━━ Provided data

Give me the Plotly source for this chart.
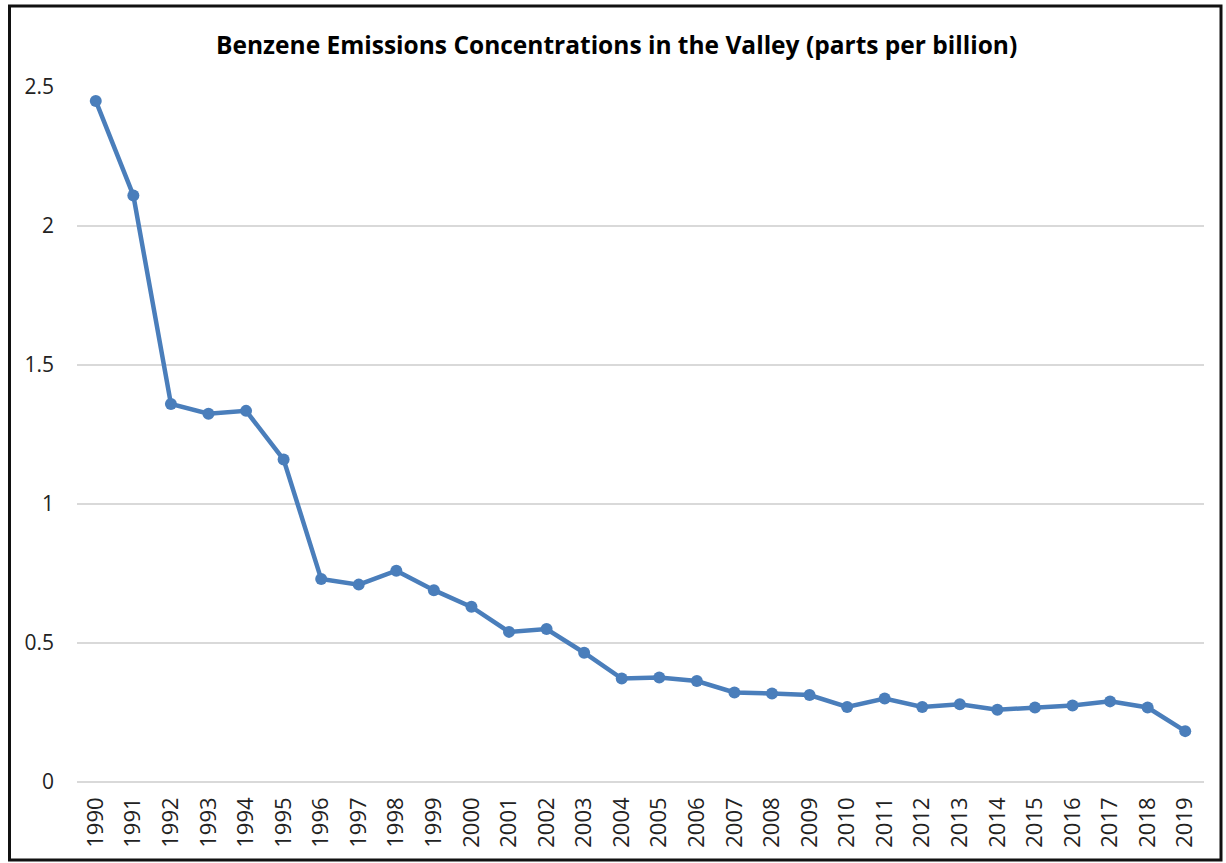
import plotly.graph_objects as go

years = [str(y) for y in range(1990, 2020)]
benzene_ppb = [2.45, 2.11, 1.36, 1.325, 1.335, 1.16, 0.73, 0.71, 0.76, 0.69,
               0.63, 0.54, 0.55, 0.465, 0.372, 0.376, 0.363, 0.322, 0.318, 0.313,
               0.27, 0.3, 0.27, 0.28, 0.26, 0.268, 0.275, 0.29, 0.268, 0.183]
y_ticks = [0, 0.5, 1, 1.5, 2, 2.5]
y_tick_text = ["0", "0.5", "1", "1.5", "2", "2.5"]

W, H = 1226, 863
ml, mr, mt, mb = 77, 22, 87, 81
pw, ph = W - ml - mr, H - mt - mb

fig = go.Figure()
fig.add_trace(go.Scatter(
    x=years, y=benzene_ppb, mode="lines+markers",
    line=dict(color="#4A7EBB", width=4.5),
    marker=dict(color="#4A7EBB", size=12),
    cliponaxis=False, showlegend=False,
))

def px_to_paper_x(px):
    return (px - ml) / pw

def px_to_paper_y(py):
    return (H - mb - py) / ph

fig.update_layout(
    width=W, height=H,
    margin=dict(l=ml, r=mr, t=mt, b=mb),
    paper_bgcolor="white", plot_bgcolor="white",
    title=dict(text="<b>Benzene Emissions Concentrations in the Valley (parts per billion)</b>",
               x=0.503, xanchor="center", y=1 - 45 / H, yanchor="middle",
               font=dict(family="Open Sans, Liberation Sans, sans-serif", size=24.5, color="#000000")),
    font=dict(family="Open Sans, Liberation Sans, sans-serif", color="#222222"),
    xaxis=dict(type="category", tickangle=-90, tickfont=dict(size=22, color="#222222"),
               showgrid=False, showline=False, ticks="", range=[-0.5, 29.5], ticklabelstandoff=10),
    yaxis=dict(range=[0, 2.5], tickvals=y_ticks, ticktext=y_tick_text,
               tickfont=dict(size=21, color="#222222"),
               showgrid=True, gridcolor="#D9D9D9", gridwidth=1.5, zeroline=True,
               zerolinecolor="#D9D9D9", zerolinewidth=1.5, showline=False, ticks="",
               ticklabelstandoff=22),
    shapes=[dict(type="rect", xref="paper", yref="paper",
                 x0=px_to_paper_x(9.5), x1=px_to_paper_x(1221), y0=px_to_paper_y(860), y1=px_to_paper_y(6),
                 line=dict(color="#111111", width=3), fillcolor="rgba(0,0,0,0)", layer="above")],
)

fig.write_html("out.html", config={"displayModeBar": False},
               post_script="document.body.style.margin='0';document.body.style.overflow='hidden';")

━━━━

Your instructions: Copy nothing but the lines from the top of the material through the line holding "import plotly.graph_objects as go", exactly as written; omit pictures.

Expected output:
Give me the Plotly source for this chart.
import plotly.graph_objects as go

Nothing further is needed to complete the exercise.